Now open a terminal, and followed the suggestions I received:
- Mounted both partitions, /dev/hdd3 as /mnt/new-part and /dev/hdd1 as
/mnt/old-part.
- Copy /mnt/old-part/boot/* to /mnt/new-part
- Moved /mnt/old-part/boot to /mnt/old-part/old-boot,
then mkdir /mnt/old-part/boot [probably not necessary?].
- Edit /mnt/old-part/fstab (see later for the final setup that works)
- Umount /mnt/new-part, remount on /mnt/old-part/boot
- Chroot into /mnt/old-part
- Edited menu.lst (see later for the final setup that works)
I rebuilt initrd's:
update-initramfs -k "all" -u
5. Solution (second, probably unnecessary, step)
The previous procedure didn't work, and I was still left with an
unbootable system.
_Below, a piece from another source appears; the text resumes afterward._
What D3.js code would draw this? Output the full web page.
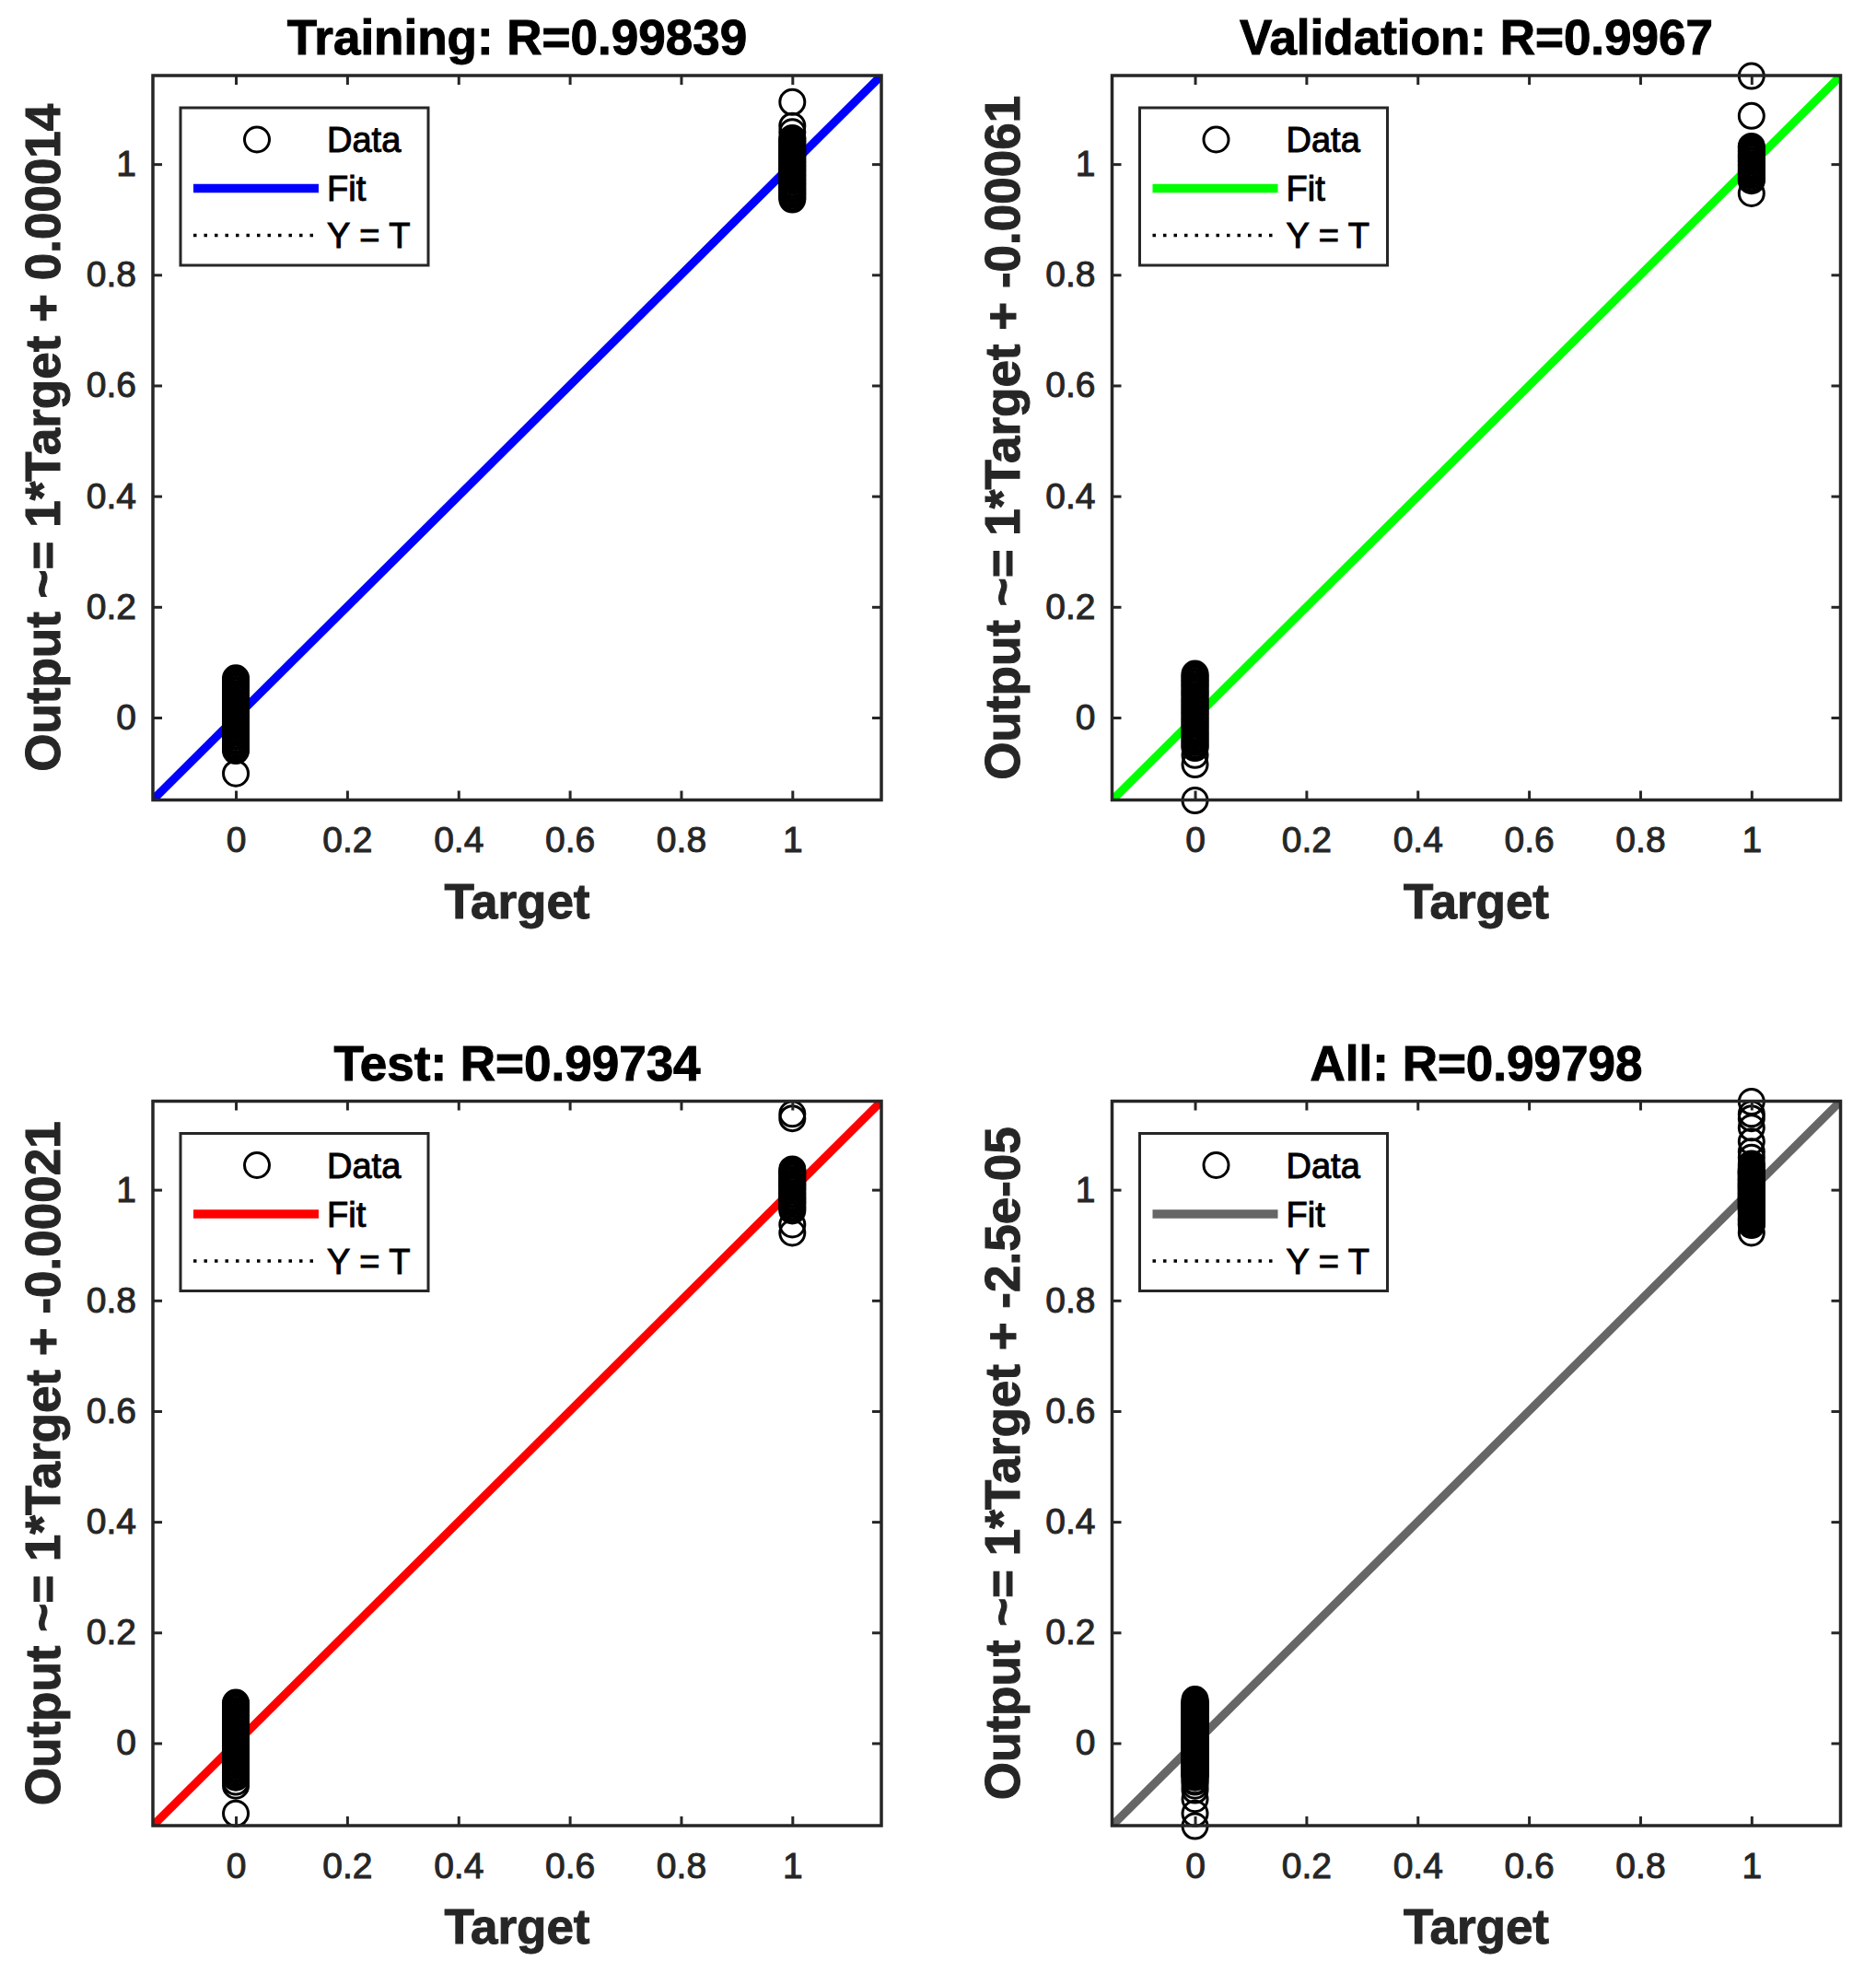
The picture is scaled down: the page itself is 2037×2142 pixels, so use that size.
<!DOCTYPE html>
<html><head><meta charset="utf-8">
<script src="https://cdn.jsdelivr.net/npm/d3@7/dist/d3.min.js"></script>
<style>html,body{margin:0;padding:0;background:#fff} svg{display:block}</style>
</head><body>
<div id="chart"></div>
<script>
// ---------- data ----------
const panelTitles = ["Training: R=0.99839", "Validation: R=0.9967", "Test: R=0.99734", "All: R=0.99798"];
const yAxisLabels = ["Output ~= 1*Target + 0.00014", "Output ~= 1*Target + -0.00061",
                     "Output ~= 1*Target + -0.00021", "Output ~= 1*Target + -2.5e-05"];
const xAxisLabel = "Target";
const fitSlopes = [1, 1, 1, 1];
const fitIntercepts = [0.00014, -0.00061, -0.00021, -2.5e-05];
const fitColors = ["#0000ff", "#00ff00", "#ff0000", "#666666"];
const legendLabels = ["Data", "Fit", "Y = T"];
const tickValues = [0, 0.2, 0.4, 0.6, 0.8, 1];
const tickLabels = ["0", "0.2", "0.4", "0.6", "0.8", "1"];
const axisLimits = [-0.149, 1.16];

// network outputs for samples whose target is 0 / 1
const trainOut0 = [-0.101, -0.060, -0.057, -0.053, -0.050, -0.046, -0.042, -0.039, -0.035, -0.032, -0.028,
  -0.025, -0.021, -0.017, -0.014, -0.010, -0.007, -0.003, 0.000, 0.004, 0.008, 0.011, 0.015, 0.018, 0.022,
  0.025, 0.029, 0.032, 0.036, 0.040, 0.043, 0.047, 0.050, 0.054, 0.057, 0.061, 0.064, 0.068, 0.071];
const trainOut1 = [1.112, 1.069, 1.058, 1.047, 1.044, 1.040, 1.037, 1.033, 1.030, 1.026, 1.022, 1.019, 1.015,
  1.012, 1.008, 1.005, 1.001, 0.997, 0.994, 0.990, 0.987, 0.983, 0.980, 0.976, 0.972, 0.969, 0.965, 0.962,
  0.958, 0.955, 0.951, 0.947, 0.944, 0.940, 0.936];
const valOut0 = [0.079, 0.076, 0.072, 0.069, 0.065, 0.062, 0.058, 0.055, 0.051, 0.047, 0.044, 0.040, 0.037,
  0.033, 0.030, 0.026, 0.022, 0.019, 0.015, 0.012, 0.008, 0.005, 0.001, -0.003, -0.006, -0.010, -0.013,
  -0.017, -0.020, -0.024, -0.028, -0.031, -0.035, -0.038, -0.042, -0.045, -0.049, -0.052, -0.055, -0.068,
  -0.085, -0.150];
const valOut1 = [1.159, 1.087, 1.032, 1.029, 1.025, 1.022, 1.018, 1.014, 1.011, 1.007, 1.004, 1.000, 0.997,
  0.993, 0.989, 0.986, 0.982, 0.979, 0.975, 0.972, 0.970, 0.947];
const testOut0 = [0.073, 0.070, 0.066, 0.063, 0.059, 0.055, 0.052, 0.048, 0.045, 0.041, 0.038, 0.034, 0.030,
  0.027, 0.023, 0.020, 0.016, 0.013, 0.009, 0.005, 0.002, -0.002, -0.005, -0.009, -0.012, -0.016, -0.020,
  -0.023, -0.027, -0.030, -0.034, -0.037, -0.041, -0.045, -0.048, -0.052, -0.055, -0.059, -0.062, -0.070,
  -0.077, -0.127];
const testOut1 = [1.137, 1.129, 1.037, 1.034, 1.030, 1.027, 1.023, 1.019, 1.016, 1.012, 1.009, 1.005, 1.002,
  0.998, 0.994, 0.991, 0.987, 0.984, 0.980, 0.977, 0.973, 0.969, 0.966, 0.962, 0.937, 0.922];

// ---------- build ----------
function pts(out0, out1) {
  return out0.map(o => ({t: 0, o})).concat(out1.map(o => ({t: 1, o})));
}
const panelData = [
  pts(trainOut0, trainOut1),
  pts(valOut0, valOut1),
  pts(testOut0, testOut1),
  pts(trainOut0.concat(valOut0, testOut0), trainOut1.concat(valOut1, testOut1))
];

const W = 2037, H = 2142;
const PW = 791, PH = 786.5;
const origins = [[166, 82], [1207.5, 82], [166, 1195.5], [1207.5, 1195.5]];
const FONT = "'Liberation Sans', Arial, Helvetica, sans-serif";
const AXC = "#262626";

const svg = d3.select("#chart").append("svg")
  .attr("width", W).attr("height", H)
  .attr("viewBox", `0 0 ${W} ${H}`)
  .style("font-family", FONT);
svg.append("rect").attr("width", W).attr("height", H).attr("fill", "#fff");

panelData.forEach((data, i) => {
  const [ox, oy] = origins[i];
  const x = d3.scaleLinear().domain(axisLimits).range([0, PW]);
  const y = d3.scaleLinear().domain(axisLimits).range([PH, 0]);
  const g = svg.append("g").attr("transform", `translate(${ox},${oy})`);

  const clipId = "clip" + i;
  g.append("clipPath").attr("id", clipId).append("rect")
    .attr("width", PW).attr("height", PH);

  const plot = g.append("g").attr("clip-path", `url(#${clipId})`);

  // Y = T dotted line
  plot.append("line")
    .attr("x1", x(axisLimits[0])).attr("y1", y(axisLimits[0]))
    .attr("x2", x(axisLimits[1])).attr("y2", y(axisLimits[1]))
    .attr("stroke", "#000").attr("stroke-width", 3.5).attr("stroke-dasharray", "3.5,8");

  // fit line
  const line = d3.line().x(d => x(d)).y(d => y(fitSlopes[i] * d + fitIntercepts[i]));
  plot.append("path").datum(axisLimits).attr("d", line)
    .attr("fill", "none").attr("stroke", fitColors[i]).attr("stroke-width", 9);

  // data circles
  g.append("g").selectAll("circle").data(data).join("circle")
    .attr("cx", d => x(d.t)).attr("cy", d => y(d.o)).attr("r", 13.5)
    .attr("fill", "none").attr("stroke", "#000").attr("stroke-width", 3);

  // axes
  const fmt = (d) => tickLabels[tickValues.indexOf(d)];
  const xb = g.append("g").attr("transform", `translate(0,${PH})`)
    .call(d3.axisBottom(x).tickValues(tickValues).tickFormat(fmt).tickSizeInner(-10).tickSizeOuter(0).tickPadding(29));
  const yl = g.append("g")
    .call(d3.axisLeft(y).tickValues(tickValues).tickFormat(fmt).tickSizeInner(-10).tickSizeOuter(0).tickPadding(18));
  const xt = g.append("g")
    .call(d3.axisTop(x).tickValues(tickValues).tickFormat("").tickSizeInner(-10).tickSizeOuter(0));
  const yr = g.append("g").attr("transform", `translate(${PW},0)`)
    .call(d3.axisRight(y).tickValues(tickValues).tickFormat("").tickSizeInner(-10).tickSizeOuter(0));
  [xb, yl, xt, yr].forEach(a => {
    a.select(".domain").remove();
    a.selectAll(".tick line").attr("stroke", AXC).attr("stroke-width", 3);
    a.selectAll(".tick text").attr("fill", AXC).attr("stroke", AXC).attr("stroke-width", 1)
      .style("font-size", "39px").style("font-family", FONT);
  });
  g.append("rect").attr("width", PW).attr("height", PH)
    .attr("fill", "none").attr("stroke", AXC).attr("stroke-width", 3.5);

  // title
  g.append("text").attr("x", PW / 2).attr("y", -23).attr("text-anchor", "middle")
    .style("font-size", "53px").style("font-weight", "bold").attr("fill", "#000")
    .attr("stroke", "#000").attr("stroke-width", 1)
    .text(panelTitles[i]);
  // x label
  g.append("text").attr("x", PW / 2).attr("y", PH + 128).attr("text-anchor", "middle")
    .style("font-size", "53px").style("font-weight", "bold").attr("fill", AXC)
    .attr("stroke", AXC).attr("stroke-width", 1)
    .text(xAxisLabel);
  // y label
  g.append("text").attr("transform", `translate(-101,${PH / 2}) rotate(-90)`).attr("text-anchor", "middle")
    .style("font-size", "53px").style("font-weight", "bold").attr("fill", AXC)
    .attr("stroke", AXC).attr("stroke-width", 1)
    .text(yAxisLabels[i]);

  // legend
  const lg = g.append("g").attr("transform", "translate(30,35)");
  lg.append("rect").attr("width", 269).attr("height", 171)
    .attr("fill", "#fff").attr("stroke", AXC).attr("stroke-width", 3);
  const rowY = [34.5, 87.5, 138.5];
  lg.append("circle").attr("cx", 83).attr("cy", rowY[0]).attr("r", 13.5)
    .attr("fill", "none").attr("stroke", "#000").attr("stroke-width", 3);
  lg.append("line").attr("x1", 14).attr("x2", 150).attr("y1", rowY[1]).attr("y2", rowY[1])
    .attr("stroke", fitColors[i]).attr("stroke-width", 9.5);
  lg.append("line").attr("x1", 14).attr("x2", 150).attr("y1", rowY[2]).attr("y2", rowY[2])
    .attr("stroke", "#000").attr("stroke-width", 3.5).attr("stroke-dasharray", "3.5,8");
  lg.selectAll("text.lab").data(legendLabels).join("text").attr("class", "lab")
    .attr("x", 159).attr("y", (d, k) => rowY[k]).attr("dy", "0.36em")
    .style("font-size", "38px").attr("fill", "#000").attr("stroke", "#000").attr("stroke-width", 1)
    .text(d => d);
});
</script>
</body></html>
It failed with "Error 15", and not even got a
grub prompt. I thought there was a problem with partition order,
and I fixed that. fstab and menu.lst were edited accordingly,
and that's the setup that is working now, but I don't think
this step was necessary. Anyway:
fdisk /dev/hdd
Used commands: m (menu), p (print partition table), x (extra
functionality), f (fix partition order),
w (write partition table to disk)
Final /etc/fstab:
/dev/hdd2 / ext3 defaults,errors=remount-ro 0 1
/dev/hdd1 /boot ext3 defaults,errors=remount-ro 0 2
/dev/hdd3 none swap sw 0 0
[other lines]
Final /boot/grub/device.map:
(hd0) /dev/hdc
(hd1) /dev/hdd
Final /boot/grub/menu.lst [only relevant lines]:
[...]
# kopt=root=/dev/hdd2 ro
[...]
# groot=(hd1,0)
[...]
root (hd1,0)
kernel /vmlinuz-<version> root=/dev/hdd2 ro
initrd /initrd.img-<version>
savedefault
[...]
title Windows
root (hd0,0)
savedefault
makeactive
chainloader +1
6. Solution (third and final, and critical, step)
The problem persisted, and the solution was to reinstall grub
in the MBR of the first disk (hd0, hdc), with root in (hd0,1) [hdd]:
After booting from LiveCD:
# grub
grub> root (hd0,1)
grub> setup (hd0)
grub> quit
#
Ok, that's it. Thanks again for the help.